Know this about Rathbone: She doesn't lack for confidence, and a team of young, ambitious public relations interns couldn't promote her story better than she does.

But it's also one that can't be told enough, not when one in every eight women will be diagnosed with breast cancer and the frightening news is delivered to someone globally every three minutes.

Rathbone remains the lone woman in the Vegas Valley Baseball League, for which she has played for five teams over nine years and the last four with the Las Vegas Sandvipers. She is more of a part-time player now and coaches third base.

Last year, a relative suggested Rathbone wasn't tough enough to play tackle football, so at age 50 and dealing with skin cancer, she tried out for and made the Las Vegas Showgirlz.

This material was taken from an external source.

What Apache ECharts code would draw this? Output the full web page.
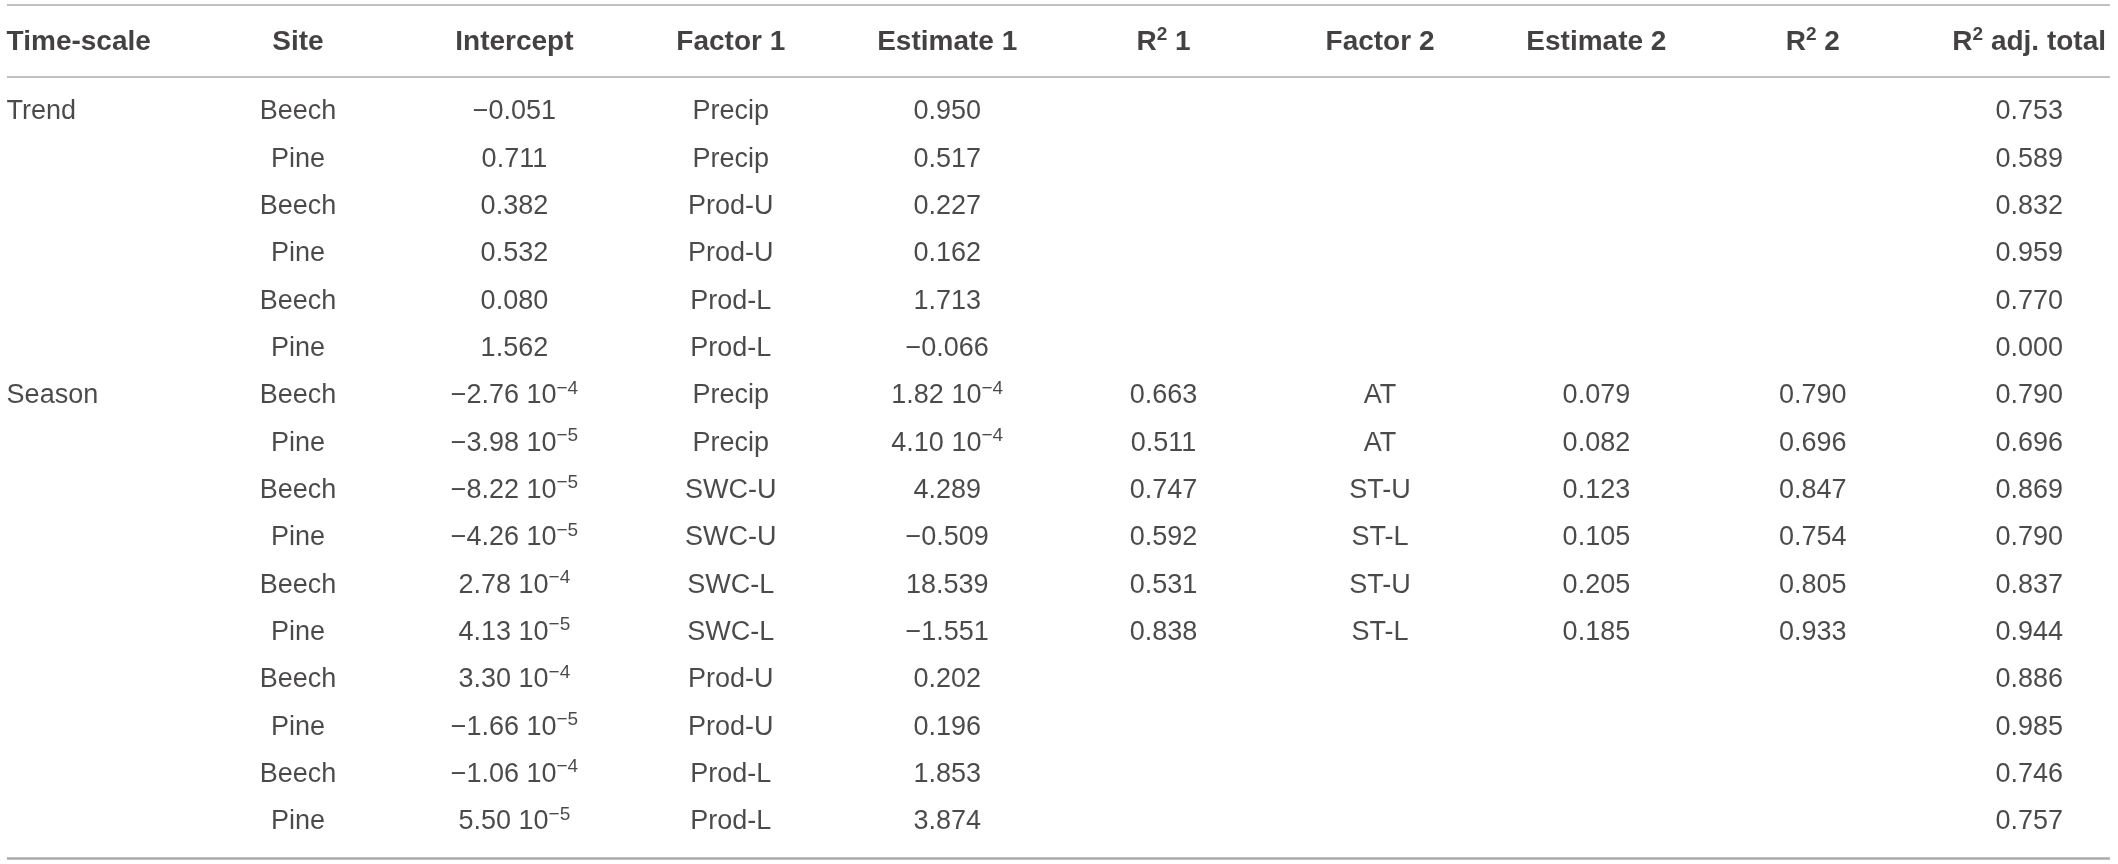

Guard. Nose tackle. Anywhere she can hit someone.

"I'm a pushy woman, but I can do it legally this way," she said.

Said Gary Arlitz, player-coach of the Sandvipers: "She's pretty determined and has a lot of drive. She may not have the ability as others, but that determination sets her apart."

The memories will rush back Monday, of her introduction to baseball at age 3 when her brother's wild throw hit her in the head; of not really ever taking to softball, even while playing a season in junior college; of holding her father as he was dying and hearing him apologize through tears for not fighting hard enough with those Little League officials in Buffalo, N.Y., to allow his daughter an opportunity to play; of the seven chemotherapy treatments to which she wore her baseball uniform; of the six weeks of daily radiation treatments that followed.

Of the shouting match she had with her body when the breast cancer hit in December 2000, a few months before her first baseball season here in the valley.

"I was so mad," Rathbone said. "I worked all those years through discrimination from both men and women to get into baseball, and my body was telling me I couldn't do it. I was like, 'Forget that. You're going, I'm staying.'

"And now I get this tryout with Detroit. It's great major league players swing pink bats once a year, but it should be a breast cancer survivor and a woman. How do I make a 40-man roster for one day? I don't know.

"But what if I did? What if I hit it back to the pitcher and scared the crap out of him? I could do that."

What if on Mother's Day this year, for their home game against Sacramento, the 51s signed Rathbone for a day and figured a way to get her one plate appearance?

She previously threw out the first pitch at a 51s game, but allowing her to swing the pink bat would embody the fighting spirit of millions of women.

Crazy? Not completely.

Such publicity-driven moments forever have defined minor league baseball, and none would represent a better cause.

That is, unless she makes the Tigers.

Then she'd really have a story to tell.